Si l’on se concentre sur les besoins du corps, le petit déjeuner est effectivement un repas important en raison de sa fonction première : couper le jeûne de la nuit. «Nous avons épuisé les réserves de la veille, notamment celles de sucres, pour assurer nos fonctions vitales comme respirer, digérer, maintenir l’activité cérébrale et effectuer la régulation thermique. Le corps attend donc la compensation, d’autant que l’on reprend une activité physique rapidement le matin», indique Philippe Pouillart, enseignant chercheur en pratique culinaire et santé à l'Institut polytechnique UniLaSalle à Beauvais. Le professionnel rappelle également que la matinée est le moment le plus opportun pour métaboliser les protéines et les glucides.

 

Se nourrir évite aussi la fatigue de milieu de matinée et la baisse de vigilance. «Le petit déjeuner est quasiment obligatoire pour les enfants, les adolescents, les femmes enceintes, les personnes âgées ou à pathologies», estime le Dr Catherine Serfaty, médecin nutritionniste.

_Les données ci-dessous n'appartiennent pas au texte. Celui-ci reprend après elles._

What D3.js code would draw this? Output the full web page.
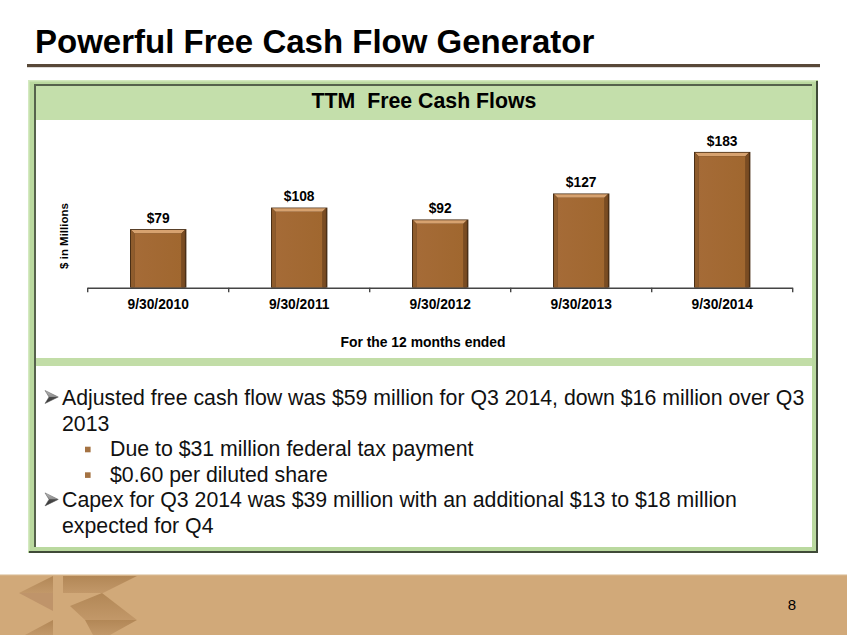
<!DOCTYPE html>
<html>
<head>
<meta charset="utf-8">
<script src="https://cdn.jsdelivr.net/npm/d3@7/dist/d3.min.js"></script>
<style>
  html, body { margin: 0; padding: 0; background: #fff; }
  svg { display: block; }
  text { font-family: "Liberation Sans", Arial, Helvetica, sans-serif; }
</style>
</head>
<body>
<script>
// ---- Data ----
const categories = ["9/30/2010", "9/30/2011", "9/30/2012", "9/30/2013", "9/30/2014"];
const values = [79, 108, 92, 127, 183];
const valueLabels = ["$79", "$108", "$92", "$127", "$183"];
const pageTitle = "Powerful Free Cash Flow Generator";
const chartTitle = "TTM  Free Cash Flows";
const yAxisTitle = "$ in Millions";
const xAxisTitle = "For the 12 months ended";
const bullets = [
  { level: 1, lines: ["Adjusted free cash flow was $59 million for Q3 2014, down $16 million over Q3", "2013"] },
  { level: 2, lines: ["Due to $31 million federal tax payment"] },
  { level: 2, lines: ["$0.60 per diluted share"] },
  { level: 1, lines: ["Capex for Q3 2014 was $39 million with an additional $13 to $18 million", "expected for Q4"] }
];
const pageNumber = "8";

const W = 847, H = 635;
const svg = d3.select("body").append("svg").attr("width", W).attr("height", H);
const defs = svg.append("defs");

// gradients
const g1 = defs.append("linearGradient").attr("id", "arrowGrad").attr("x1", 0).attr("y1", 0).attr("x2", 0).attr("y2", 1);
g1.append("stop").attr("offset", "0%").attr("stop-color", "#c0c0c0");
g1.append("stop").attr("offset", "50%").attr("stop-color", "#8a8a8a");
g1.append("stop").attr("offset", "51%").attr("stop-color", "#4a4a4a");
g1.append("stop").attr("offset", "100%").attr("stop-color", "#333");

const g2 = defs.append("linearGradient").attr("id", "barFace").attr("x1", 0).attr("y1", 0).attr("x2", 1).attr("y2", 0);
g2.append("stop").attr("offset", "0%").attr("stop-color", "#a56b37");
g2.append("stop").attr("offset", "100%").attr("stop-color", "#a0672f");

const g3 = defs.append("linearGradient").attr("id", "logoGrad").attr("x1", 0).attr("y1", 0).attr("x2", 0).attr("y2", 1);
g3.append("stop").attr("offset", "0%").attr("stop-color", "#b28756");
g3.append("stop").attr("offset", "100%").attr("stop-color", "#c29869");

// ---- Page title ----
svg.append("text").attr("x", 35).attr("y", 52.5)
  .attr("font-size", 33).attr("font-weight", "bold").attr("fill", "#000")
  .text(pageTitle);
svg.append("rect").attr("x", 27).attr("y", 64).attr("width", 793).attr("height", 3.2).attr("fill", "#584838");

// ---- Frame ----
const fx0 = 28, fy0 = 80, fx1 = 818, fy1 = 553;
svg.append("rect").attr("x", fx0).attr("y", fy0).attr("width", fx1 - fx0).attr("height", fy1 - fy0).attr("fill", "#bad99f");
svg.append("rect").attr("x", fx0).attr("y", fy0).attr("width", fx1 - fx0 - 2).attr("height", 1.5).attr("fill", "#d4eac0");
svg.append("rect").attr("x", fx0).attr("y", fy0).attr("width", 1.5).attr("height", fy1 - fy0 - 2).attr("fill", "#d4eac0");
svg.append("rect").attr("x", 34).attr("y", 84).attr("width", 778).attr("height", 2).attr("fill", "#55624c");
svg.append("rect").attr("x", 34).attr("y", 84).attr("width", 2).attr("height", 463).attr("fill", "#55624c");
svg.append("rect").attr("x", 816).attr("y", 81).attr("width", 2).attr("height", fy1 - 81).attr("fill", "#3f4a38");
svg.append("rect").attr("x", 29).attr("y", 551).attr("width", 789).attr("height", 2).attr("fill", "#3f4a38");

// header
svg.append("rect").attr("x", 36).attr("y", 86).attr("width", 776).attr("height", 34).attr("fill", "#c4dfab");
svg.append("text").attr("x", 424).attr("y", 108).attr("text-anchor", "middle")
  .attr("font-size", 21.3).attr("font-weight", "bold").attr("fill", "#000")
  .attr("xml:space", "preserve").style("white-space", "pre")
  .text(chartTitle);
svg.append("rect").attr("x", 36).attr("y", 120).attr("width", 776).attr("height", 238).attr("fill", "#fff");
svg.append("rect").attr("x", 36).attr("y", 358).attr("width", 776).attr("height", 8).attr("fill", "#c2dda7");
svg.append("rect").attr("x", 36).attr("y", 366).attr("width", 776).attr("height", 181).attr("fill", "#fff");

// ---- Chart ----
const x = d3.scaleBand().domain(categories).range([87.7, 792.7]).paddingInner(0.6).paddingOuter(0.3);
const y = d3.scaleLinear().domain([0, 200]).range([287.7, 139.3]);
const chart = svg.append("g");

const bw = x.bandwidth();
const bev = 3.5;
values.forEach((v, i) => {
  const x0 = x(categories[i]), x1 = x0 + bw, y0 = y(v), y1 = y(0);
  const g = chart.append("g");
  g.append("rect").attr("x", x0).attr("y", y0).attr("width", bw).attr("height", y1 - y0).attr("fill", "#4a2f16");
  const ix0 = x0 + 1, ix1 = x1 - 1.5, iy0 = y0 + 0.8, iy1 = y1;
  const pts = (a) => a.map(p => p.join(",")).join(" ");
  g.append("polygon").attr("points", pts([[ix0, iy0], [ix1, iy0], [ix1 - bev, iy0 + bev], [ix0 + bev, iy0 + bev]])).attr("fill", "#d7a26f");
  g.append("polygon").attr("points", pts([[ix0, iy0], [ix0 + bev, iy0 + bev], [ix0 + bev, iy1], [ix0, iy1]])).attr("fill", "#8f5c2c");
  g.append("polygon").attr("points", pts([[ix1, iy0], [ix1, iy1], [ix1 - bev, iy1], [ix1 - bev, iy0 + bev]])).attr("fill", "#7a4c22");
  g.append("rect").attr("x", ix0 + bev).attr("y", iy0 + bev).attr("width", ix1 - ix0 - 2 * bev).attr("height", iy1 - iy0 - bev).attr("fill", "url(#barFace)");
});

chart.selectAll("text.val").data(values).enter().append("text")
  .attr("class", "val")
  .attr("x", (d, i) => x(categories[i]) + bw / 2)
  .attr("y", d => y(d) - 6.3)
  .attr("text-anchor", "middle").attr("font-size", 13.8).attr("font-weight", "bold").attr("fill", "#000")
  .text((d, i) => valueLabels[i]);

const axisG = chart.append("g").attr("transform", `translate(0,${y(0)})`);
const xr = x.range();
axisG.append("line").attr("x1", xr[0]).attr("x2", xr[1]).attr("y1", 0.5).attr("y2", 0.5)
  .attr("stroke", "#444").attr("stroke-width", 1.6);
const bounds = categories.map(c => x(c) - (x.step() - bw) / 2).concat([xr[1]]);
axisG.selectAll("line.tk").data(bounds).enter().append("line").attr("class", "tk")
  .attr("x1", d => d).attr("x2", d => d).attr("y1", 0).attr("y2", 4.5)
  .attr("stroke", "#444").attr("stroke-width", 1.4);
axisG.selectAll("text.cat").data(categories).enter().append("text").attr("class", "cat")
  .attr("x", d => x(d) + bw / 2).attr("y", 21.6)
  .attr("text-anchor", "middle").attr("font-size", 13.8).attr("font-weight", "bold").attr("fill", "#000")
  .text(d => d);

svg.append("text").attr("x", 423).attr("y", 346.5).attr("text-anchor", "middle")
  .attr("font-size", 13.9).attr("font-weight", "bold").attr("fill", "#000").text(xAxisTitle);
svg.append("text").attr("transform", "translate(68,236) rotate(-90)").attr("text-anchor", "middle")
  .attr("font-size", 11.5).attr("font-weight", "bold").attr("fill", "#000").text(yAxisTitle);

// ---- Bullets ----
let baseY = 405;
const lh = 25.6;
const bg = svg.append("g");
bullets.forEach(b => {
  b.lines.forEach((ln, li) => {
    if (li === 0) {
      if (b.level === 1) {
        const cx = 45, cy = baseY - 8;
        bg.append("path")
          .attr("d", `M${cx},${cy - 6.5} L${cx + 13.3},${cy} L${cx},${cy + 6.5} L${cx + 4},${cy} Z`)
          .attr("fill", "url(#arrowGrad)").attr("stroke", "#555").attr("stroke-width", 0.5);
      } else {
        bg.append("rect").attr("x", 85).attr("y", baseY - 9.5).attr("width", 5.6).attr("height", 5.6).attr("fill", "#a47242");
      }
    }
    bg.append("text").attr("x", b.level === 1 ? 62 : 110).attr("y", baseY)
      .attr("font-size", 21.3).attr("fill", "#111").text(ln);
    baseY += lh;
  });
});

// ---- Footer ----
svg.append("rect").attr("x", 0).attr("y", 574).attr("width", W).attr("height", H - 574).attr("fill", "#d1a979");
svg.append("rect").attr("x", 0).attr("y", 574).attr("width", W).attr("height", 1.2).attr("fill", "#eadbc6");
const logo = svg.append("g").attr("fill", "url(#logoGrad)");
const lp = (a) => a.map(p => p.join(",")).join(" ");
logo.append("polygon").attr("points", lp([[19, 593], [53, 576], [53, 593]]));
logo.append("polygon").attr("points", lp([[63, 576], [137, 576], [103, 593], [63, 593]]));
logo.append("polygon").attr("points", lp([[70, 606], [102, 593], [137, 620], [85, 620]]));
logo.append("polygon").attr("points", lp([[85, 620], [137, 620], [110, 635], [93, 635]]));
logo.append("polygon").attr("points", lp([[19, 593], [53, 593], [53, 611]])).attr("fill", "#bf946a");
logo.append("polygon").attr("points", lp([[25, 635], [53, 620], [53, 635]]));
svg.append("text").attr("x", 792).attr("y", 609.5).attr("text-anchor", "middle")
  .attr("font-size", 15).attr("fill", "#000").text(pageNumber);
</script>
</body>
</html>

À privilégier mais pas indispensable

Si le repas est important, difficile pour autant d’affirmer que les non-adeptes prennent des risques pour leur santé, selon le professeur François Mariotti de l’Institut des sciences et industries du vivant et de l’environnement AgroParisTech. «On ne sait pas grand-chose de ferme sur le sujet car les données les plus cohérentes sont épidémiologiques. En clair il s’agit d’études qui montrent comment les choses sont associées, ce qui ne permet pas rigoureusement de conclure à la relation de cause à effet.»

Si rien, pour l’heure, n’a permis de démontrer un lien de cause à effet, le Pr Mariotti souligne tout de même que «les données convergent et que plusieurs études mettent en avant des associations fortes. Il est rare que l’on ait des certitudes en matière de nutrition, mais le petit déjeuner semble être plutôt un repas à privilégier».

S’écouter et manger lorsque l'on a faim

Seulement voilà, par manque de temps ou tout simplement parce qu’ils n’ont pas faim, certains ne petit-déjeunent pas au réveil. 20% des adultes français ne mangent pas tous les matins, selon les derniers chiffres du Centre de recherche pour l’étude et l’observation des conditions de vie (Credoc), en 2015.

Faut-il se forcer à manger ? Il s’agirait surtout de modifier sa vision du sacro-saint premier repas de la journée, «socialement normé», selon Monique Romon, médecin membre de la Société française de nutrition (SFN). «En France, le petit déjeuner doit être pris avant les activités de la journée. Ce repas est certes important mais il n'est absolument pas indispensable avant de partir travailler. Si le jeûne de la nuit ne doit pas être prolongé trop longtemps - pas plus de 12 ou 14 heures - il peut tout à fait être coupé plus tard», insiste la médecin.

Ce n’est pas un mauvais réflexe s’il est adopté depuis longtemps
 

«Lorsqu'on me dit en consultation que l’on n’a pas l’habitude de manger le matin, je ne modifie rien. Ce n’est pas un mauvais réflexe s’il est adopté depuis longtemps. Il n’y aura pas de modification biologique si l’on ne prend pas de petit déjeuner au réveil», confirme la médecin nutritionniste Catherine Serfaty.

Si certains s’interrogent sur les conséquences d’une absence du repas sur les futures prises alimentaires, la Dr Monique Romon rassure : «On a montré que les gens qui ne petit-déjeunent pas le matin ne mangent pas plus après. En revanche, celles et ceux qui n’ont pas faim auront faim plus tard dans la matinée». D’où l’importance d’opter pour un menu très léger chez soi, «un fruit et une tranche de pain pour l’équilibre hypoglycémique», illustre Catherine Serfaty, ou de se nourrir plus tard, une fois arrivé(e) sur son lieu de travail. Pour rappel, un menu équilibré - et ce pour tous les âges - se compose d’un produit céréalier, d'un produit laitier, d’une boisson et éventuellement d’un fruit, selon les recommandations du Programme national nutrition santé (PNNS).